Dagli italiani una prova di civiltà. Alle loro paure vanno date risposte

di Walter Veltroni

Non insultate gli italiani. Almeno questo. Ne abbiamo viste di tutti i colori. I ragazzi tornati in strada dopo tre mesi sono stati immediatamente definiti degli «stupidotti», sindaci si sono fatti riprendere mentre, con l’aiuto di droni, cacciavano severamente persone dai parchi, in diretta tv, trasmissioni televisive hanno dato vita a rocamboleschi inseguimenti di cittadini che camminavano su una spiaggia o in una villa comunale. Riprese televisive realizzate con il teleobiettivo sono servite a «schiacciare» l’immagine facendo apparire concentrazioni di persone anche quando non c’erano.

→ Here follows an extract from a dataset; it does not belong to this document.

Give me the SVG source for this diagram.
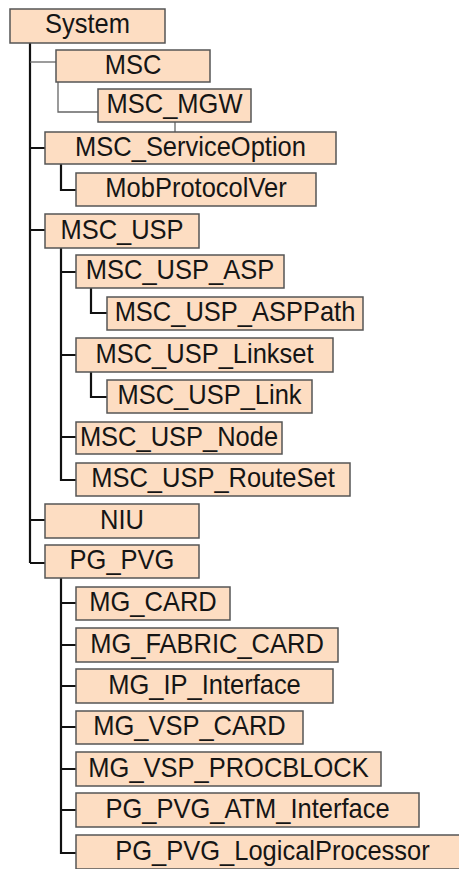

Abbiamo letto parole di fuoco pronunciate da autorità istituzionali verso chi faceva jogging o chi addirittura portava a spasso il cane. Per tacer dell’accusa di «untori» rivolta a ragazzi che, in quel caso non violando alcuna regola, a marzo tornarono a casa dal Nord perché le loro università erano chiuse e volevano semplicemente stare in famiglia. Peraltro i dati del Sud hanno dimostrato che quei ragazzi non hanno infettato nessuno. Come hanno dimostrato che i focolai principali sono stati gli ospedali, le case per anziani, le case dei contagiati. E contro i ragazzi italiani, che per mesi hanno rinunciato in silenzio a ogni forma di socialità ed affettività che non fosse virtuale, eviterei di scagliare la prima pietra. Sia chiaro: le regole vanno rispettate, sempre. E soprattutto ora bisogna farlo. Ma non serve un sovrappiù di spettacolarizzazione, di furia polemica con parole fuori misura recitate apposta per ottenere un titolo sui siti o in tv.

Gli italiani da più di tre mesi stanno dando una prova di eccezionale civiltà, di rispetto delle disposizioni impartite, di serietà e compostezza. Negli Usa ci sono state manifestazioni di gente armata contro il lockdown. Nel Paese di Trump gli oggetti più richiesti durante l’emergenza sono state le armi, non l’amuchina. E oggi, con 38 milioni di persone che hanno perso il lavoro, si vedono in rete immagini di gente che in metropolitana o nei bar tossisce in faccia a chi il lavoro lo ha.